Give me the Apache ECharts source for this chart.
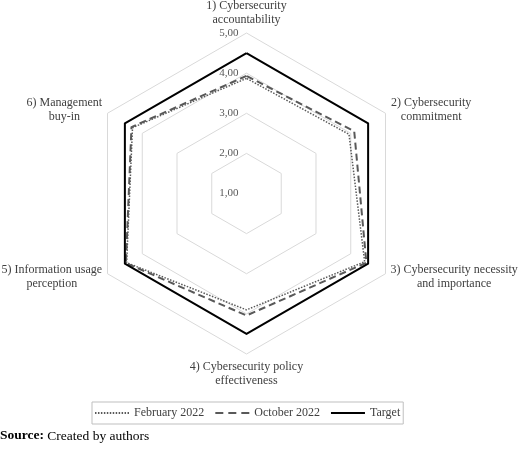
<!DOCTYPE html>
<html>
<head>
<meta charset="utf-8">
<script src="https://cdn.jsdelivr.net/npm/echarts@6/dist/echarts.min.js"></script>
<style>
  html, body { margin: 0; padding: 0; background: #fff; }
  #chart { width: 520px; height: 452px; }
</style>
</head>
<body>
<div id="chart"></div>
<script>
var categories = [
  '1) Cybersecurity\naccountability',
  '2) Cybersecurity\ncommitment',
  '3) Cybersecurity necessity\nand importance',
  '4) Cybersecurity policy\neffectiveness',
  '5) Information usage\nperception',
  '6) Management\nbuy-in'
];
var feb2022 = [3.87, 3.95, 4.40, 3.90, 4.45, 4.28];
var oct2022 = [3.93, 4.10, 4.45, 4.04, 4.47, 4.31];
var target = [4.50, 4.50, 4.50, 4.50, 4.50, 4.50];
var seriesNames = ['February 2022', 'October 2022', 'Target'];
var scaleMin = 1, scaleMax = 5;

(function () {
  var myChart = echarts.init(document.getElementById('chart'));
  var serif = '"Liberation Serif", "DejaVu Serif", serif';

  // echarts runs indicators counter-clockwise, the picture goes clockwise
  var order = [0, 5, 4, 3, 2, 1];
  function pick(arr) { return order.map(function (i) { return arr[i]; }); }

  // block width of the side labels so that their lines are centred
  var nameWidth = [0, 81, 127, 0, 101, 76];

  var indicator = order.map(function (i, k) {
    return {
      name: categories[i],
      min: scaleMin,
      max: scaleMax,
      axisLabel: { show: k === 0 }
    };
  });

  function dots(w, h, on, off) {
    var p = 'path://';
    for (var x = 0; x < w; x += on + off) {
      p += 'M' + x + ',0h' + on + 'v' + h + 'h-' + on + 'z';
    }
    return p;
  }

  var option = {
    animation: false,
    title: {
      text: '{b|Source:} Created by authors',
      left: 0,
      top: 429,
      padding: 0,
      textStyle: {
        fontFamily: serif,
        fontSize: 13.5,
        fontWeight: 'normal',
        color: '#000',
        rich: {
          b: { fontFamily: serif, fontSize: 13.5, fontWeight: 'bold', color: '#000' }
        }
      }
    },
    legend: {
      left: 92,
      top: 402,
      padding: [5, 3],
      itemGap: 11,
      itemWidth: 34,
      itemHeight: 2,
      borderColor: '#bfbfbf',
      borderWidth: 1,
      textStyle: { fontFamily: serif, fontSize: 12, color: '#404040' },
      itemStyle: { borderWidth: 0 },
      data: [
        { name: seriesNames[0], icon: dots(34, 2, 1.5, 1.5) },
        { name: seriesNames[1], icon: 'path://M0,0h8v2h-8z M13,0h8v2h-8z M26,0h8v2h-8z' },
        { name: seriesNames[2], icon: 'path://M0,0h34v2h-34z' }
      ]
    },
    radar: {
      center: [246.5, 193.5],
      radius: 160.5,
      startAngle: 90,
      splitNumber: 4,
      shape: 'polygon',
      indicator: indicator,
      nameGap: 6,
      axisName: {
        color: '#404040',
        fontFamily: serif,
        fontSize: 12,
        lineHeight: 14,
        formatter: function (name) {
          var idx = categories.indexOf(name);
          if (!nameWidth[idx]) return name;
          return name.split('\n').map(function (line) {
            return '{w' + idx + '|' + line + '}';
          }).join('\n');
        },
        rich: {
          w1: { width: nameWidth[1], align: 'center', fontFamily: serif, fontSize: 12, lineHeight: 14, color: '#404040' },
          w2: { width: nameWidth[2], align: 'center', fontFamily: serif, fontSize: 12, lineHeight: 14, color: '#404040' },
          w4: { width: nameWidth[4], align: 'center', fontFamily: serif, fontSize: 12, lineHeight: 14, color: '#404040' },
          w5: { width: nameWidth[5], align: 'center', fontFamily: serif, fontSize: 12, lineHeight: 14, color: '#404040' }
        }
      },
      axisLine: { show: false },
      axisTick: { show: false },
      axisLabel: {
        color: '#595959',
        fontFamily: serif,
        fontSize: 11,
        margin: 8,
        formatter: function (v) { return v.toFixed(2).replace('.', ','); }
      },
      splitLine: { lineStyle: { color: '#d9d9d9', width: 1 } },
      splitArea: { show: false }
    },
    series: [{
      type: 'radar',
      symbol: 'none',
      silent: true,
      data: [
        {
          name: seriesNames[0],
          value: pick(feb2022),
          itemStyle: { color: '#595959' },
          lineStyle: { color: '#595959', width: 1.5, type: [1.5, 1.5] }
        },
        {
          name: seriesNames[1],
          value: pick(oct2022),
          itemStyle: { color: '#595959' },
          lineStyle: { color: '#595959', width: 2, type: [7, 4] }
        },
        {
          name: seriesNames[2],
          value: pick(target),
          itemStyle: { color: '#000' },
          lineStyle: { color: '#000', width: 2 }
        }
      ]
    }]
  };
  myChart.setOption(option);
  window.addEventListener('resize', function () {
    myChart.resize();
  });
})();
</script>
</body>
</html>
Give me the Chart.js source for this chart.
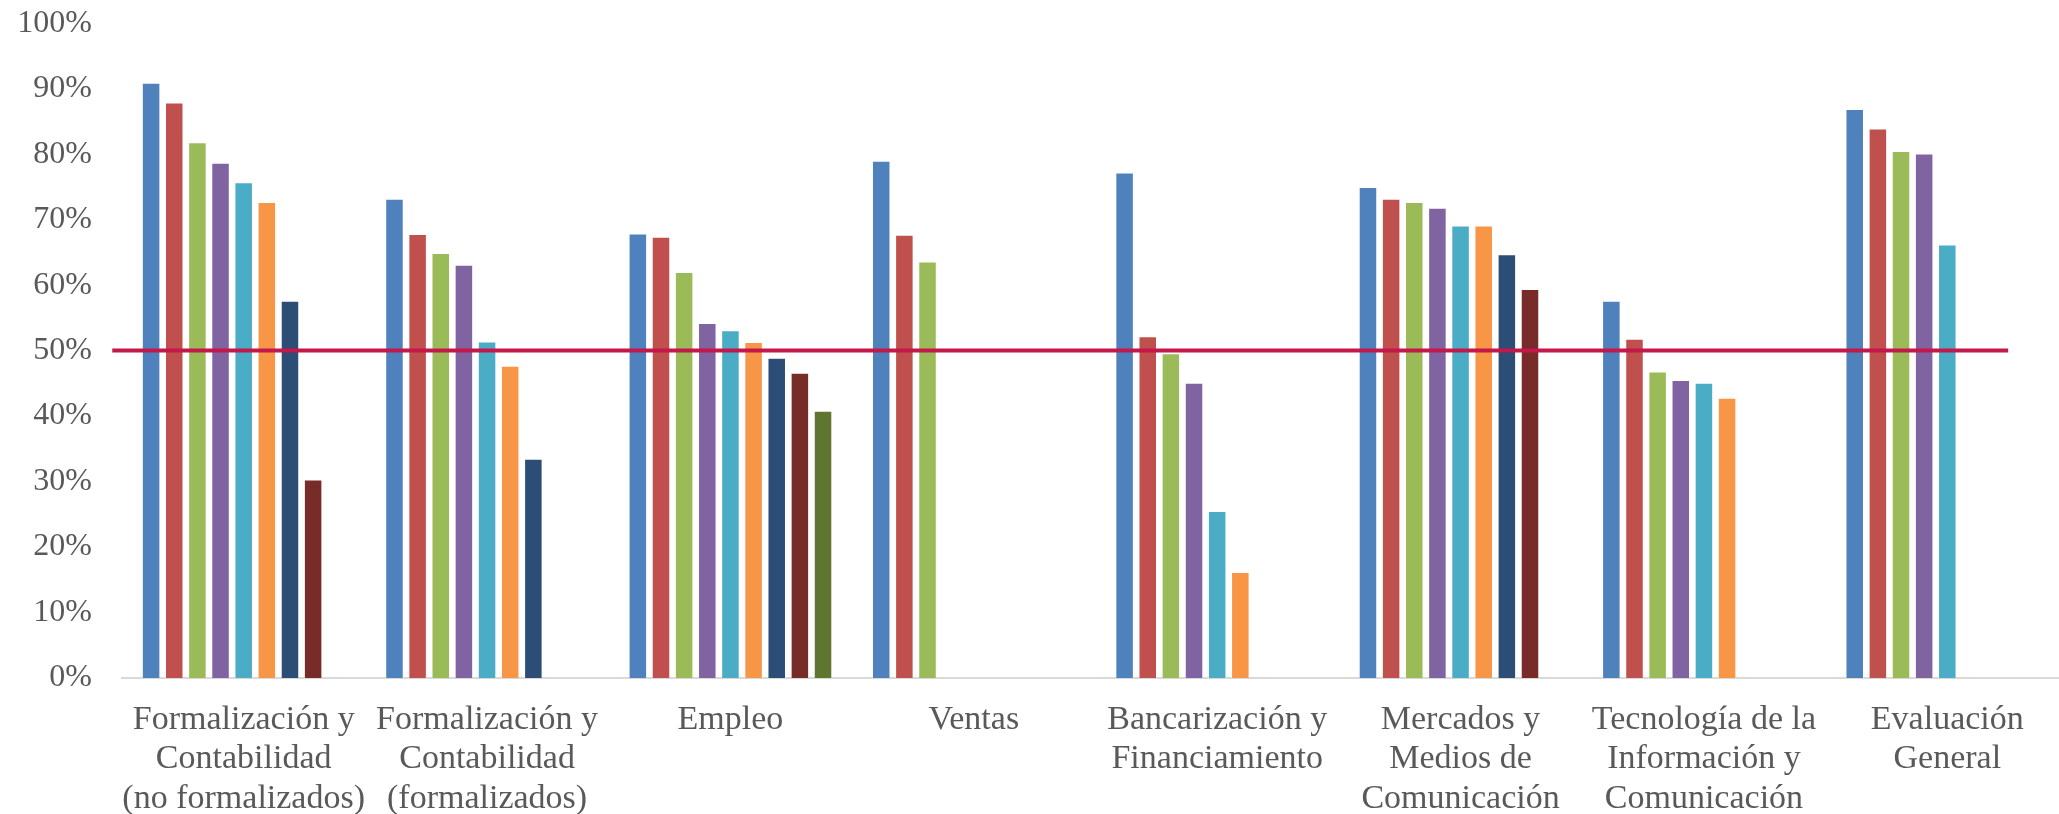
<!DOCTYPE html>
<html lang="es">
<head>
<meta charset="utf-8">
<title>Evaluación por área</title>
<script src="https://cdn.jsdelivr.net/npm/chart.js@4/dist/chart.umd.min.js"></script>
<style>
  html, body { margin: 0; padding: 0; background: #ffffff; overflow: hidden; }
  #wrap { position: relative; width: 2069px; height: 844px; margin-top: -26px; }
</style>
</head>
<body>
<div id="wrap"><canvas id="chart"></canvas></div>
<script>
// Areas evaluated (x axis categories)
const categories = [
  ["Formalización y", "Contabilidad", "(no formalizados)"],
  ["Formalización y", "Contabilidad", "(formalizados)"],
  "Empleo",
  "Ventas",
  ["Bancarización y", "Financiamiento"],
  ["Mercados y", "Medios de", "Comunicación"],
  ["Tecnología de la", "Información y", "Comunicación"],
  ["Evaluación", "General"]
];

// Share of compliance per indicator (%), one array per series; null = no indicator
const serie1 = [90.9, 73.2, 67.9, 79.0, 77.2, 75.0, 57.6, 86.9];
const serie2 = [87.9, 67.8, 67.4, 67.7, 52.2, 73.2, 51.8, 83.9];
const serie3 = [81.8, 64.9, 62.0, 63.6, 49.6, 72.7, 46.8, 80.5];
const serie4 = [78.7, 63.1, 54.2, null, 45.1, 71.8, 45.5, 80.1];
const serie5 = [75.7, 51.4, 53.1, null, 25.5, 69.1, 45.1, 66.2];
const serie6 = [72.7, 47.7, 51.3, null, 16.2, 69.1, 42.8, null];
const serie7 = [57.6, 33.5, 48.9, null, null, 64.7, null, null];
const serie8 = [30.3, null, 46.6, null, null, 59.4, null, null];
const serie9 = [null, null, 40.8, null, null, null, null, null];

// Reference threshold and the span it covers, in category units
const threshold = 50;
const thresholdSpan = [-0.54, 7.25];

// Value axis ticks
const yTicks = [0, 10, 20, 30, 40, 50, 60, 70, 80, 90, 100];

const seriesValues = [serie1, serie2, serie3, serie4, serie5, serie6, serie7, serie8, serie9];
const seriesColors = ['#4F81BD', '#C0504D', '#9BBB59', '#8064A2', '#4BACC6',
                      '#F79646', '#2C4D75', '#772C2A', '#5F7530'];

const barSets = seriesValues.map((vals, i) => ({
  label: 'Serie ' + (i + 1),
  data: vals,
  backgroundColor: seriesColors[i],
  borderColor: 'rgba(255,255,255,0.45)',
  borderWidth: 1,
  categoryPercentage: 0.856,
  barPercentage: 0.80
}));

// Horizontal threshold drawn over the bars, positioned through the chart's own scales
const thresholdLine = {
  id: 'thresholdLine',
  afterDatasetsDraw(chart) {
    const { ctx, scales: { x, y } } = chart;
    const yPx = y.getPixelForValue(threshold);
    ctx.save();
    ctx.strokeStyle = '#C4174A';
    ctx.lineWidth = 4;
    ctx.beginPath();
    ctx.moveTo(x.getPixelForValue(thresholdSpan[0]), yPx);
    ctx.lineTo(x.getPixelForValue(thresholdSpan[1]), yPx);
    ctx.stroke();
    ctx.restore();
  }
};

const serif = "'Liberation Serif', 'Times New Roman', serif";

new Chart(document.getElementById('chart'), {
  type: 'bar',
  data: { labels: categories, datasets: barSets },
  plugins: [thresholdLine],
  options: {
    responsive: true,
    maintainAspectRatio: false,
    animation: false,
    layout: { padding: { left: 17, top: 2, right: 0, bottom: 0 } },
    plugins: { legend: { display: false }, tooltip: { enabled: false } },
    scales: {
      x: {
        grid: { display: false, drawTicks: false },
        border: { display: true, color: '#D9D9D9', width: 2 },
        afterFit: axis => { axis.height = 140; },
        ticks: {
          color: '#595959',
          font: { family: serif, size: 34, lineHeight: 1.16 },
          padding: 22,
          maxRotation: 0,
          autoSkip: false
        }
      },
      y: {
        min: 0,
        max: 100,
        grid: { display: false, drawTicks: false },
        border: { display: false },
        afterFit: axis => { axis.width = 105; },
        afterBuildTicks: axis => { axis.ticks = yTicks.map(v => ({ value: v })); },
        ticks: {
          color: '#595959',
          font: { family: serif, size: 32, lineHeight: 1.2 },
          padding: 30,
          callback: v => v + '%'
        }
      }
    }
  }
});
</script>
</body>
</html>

GIVEN TASK
From the listing above, copy every line that holds the string "this".

REPLY
Give me the Apache ECharts source for this chart.
Give me the Chart.js source for this chart.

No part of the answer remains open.